Analysis

Software analyses embryonic development

26th April 2016
Enaie Azambuja
0

Sixty years ago, Alan Turing proposed that body patterning is achieved by two types of signaling molecules that spread in the developing tissues to create a spatial pattern. Scientists from the Friedrich Miescher Laboratory of the Max Planck Society in Tübingen have now developed new mathematical approaches and software to systematically analyse realistic pattern forming networks that involve more than two molecules.

The software can be used to analyse how patterns form during development and to create novel patterns for bioengineering approaches.

More than six decades ago, Alan Turing - the father of modern computer science, famous for decrypting messages from the Enigma machine during World War II - postulated a model explaining how the body is patterned during embryonic development. In the reaction-diffusion model that he proposed, two signaling molecules react with each other and spread through the embryo by diffusion.

Turing showed mathematically that the two molecules can form spatial patterns in the embryo if one molecule moves faster than the other. The resulting high and low molecule concentrations could then provide the cells with information on how to differentiate and where to form different body parts.

Although Turing's patterns remarkably resemble the patterns observed during normal development, Turing models have been limited to two mobile signaling molecules and could not take into account our current knowledge about the complex underlying gene regulatory networks, which have only been identified over the last few decades after Turing's death.

Now, a paper extends Turing's original approach to the post-genomic era. To include the effect that gene regulatory networks have on pattern formation, a team led by Patrick Müller with scientists from the Friedrich Miescher Laboratory in Tübingen and the Centre for Genomic Regulation in Barcelona developed a new computational method to analyse and simulate the formation of patterns in reaction-diffusion networks with both mobile and immobile molecules.

"Real-life patterning systems don´t consist of the simplified two-component networks used in classical Turing models. We wanted to analyse more complex systems and to create a user-friendly software that allows us to uncover new biologically relevant network designs", explains Luciano Marcon, first author of the study.

The analysis of Turing models involves tedious mathematics, and it takes approximately two pages to analyse a given network by hand. Extending this approach to a systematic analysis with millions of possible networks would seem impossible. The scientists therefore used a modern computer algebra system and developed the software RDNets, which can perform the tedious mathematics automatically within a few minutes.

Screening millions of possible reaction-diffusion networks with their software, the scientists discovered that most of the newly identified patterning networks do not need to fulfill the condition of differential signal mobility that Turing postulated and that has been thought to be indispensable.

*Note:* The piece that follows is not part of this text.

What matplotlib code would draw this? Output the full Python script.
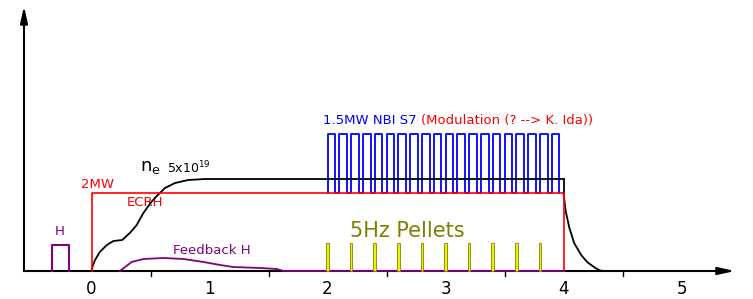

Instead, patterns can also form when the signaling molecules are equally mobile or even with any combination of signal mobilities. "We have found that realistic reaction-diffusion systems follow mechanisms that are fundamentally different from the previous concepts", says Patrick Müller.

The scientists used their software to analyse several developmental systems, from the generation of progenitor tissues to the formation of fingers. In addition to its relevance for developmental biology, RDNets may also be useful for bioengineers.

The software enables users to model many patterning processes and to design underlying gene regulatory circuits that can then be built synthetically. This should be of great use for tissue engineering approaches, where the software user can design regions of interest for the expression of differentiating factors to induce specific tissues in defined domains.

Systems biology focuses on the study of biochemical networks, where molecules are the nodes and the molecular interactions are the edges. The dynamics of these networks can be described by differential equations that represent the behavior of the molecules in space and time.

There are two ways to study differential equations: either by finding an analytical solution to the equations, or by performing numerical simulations. Traditionally, the first approach is performed manually by mathematicians who use algebra to write down a closed-form solution.

This solution describes the behavior of the system for all possible parameter values. The second approach is instead performed by computers and involves the execution of thousands of repetitive calculations with the aim to obtain a list of numerical values that describe the behavior of the system under specific conditions, i.e. for a set of representative parameter values.

Therefore, analytical approaches are preferable because they provide an exhaustive description of the system, in contrast to numerical simulations which can only sample a subset of the parameter space. In practice, however, analytical approaches are limited to simple networks because the mathematics becomes too complicated as the size of the problem grows, and the manual solution of the equations becomes unfeasible.

The software RDNets was able to overcome this limitation by automating a linear stability analysis of partial differential equations with the aid of a computer algebra system. This novel approach of an automated high-throughput mathematical analysis can be used to screen for new biochemical Turing networks that can form self-organising periodic patterns.

The analysis can be constrained with qualitative and quantitative experimental data, which makes RDNets an unprecedented tool for users that aim to study developmental patterning networks or to design reaction-diffusion synthetic circuits. The software is available online and runs on most web browsers.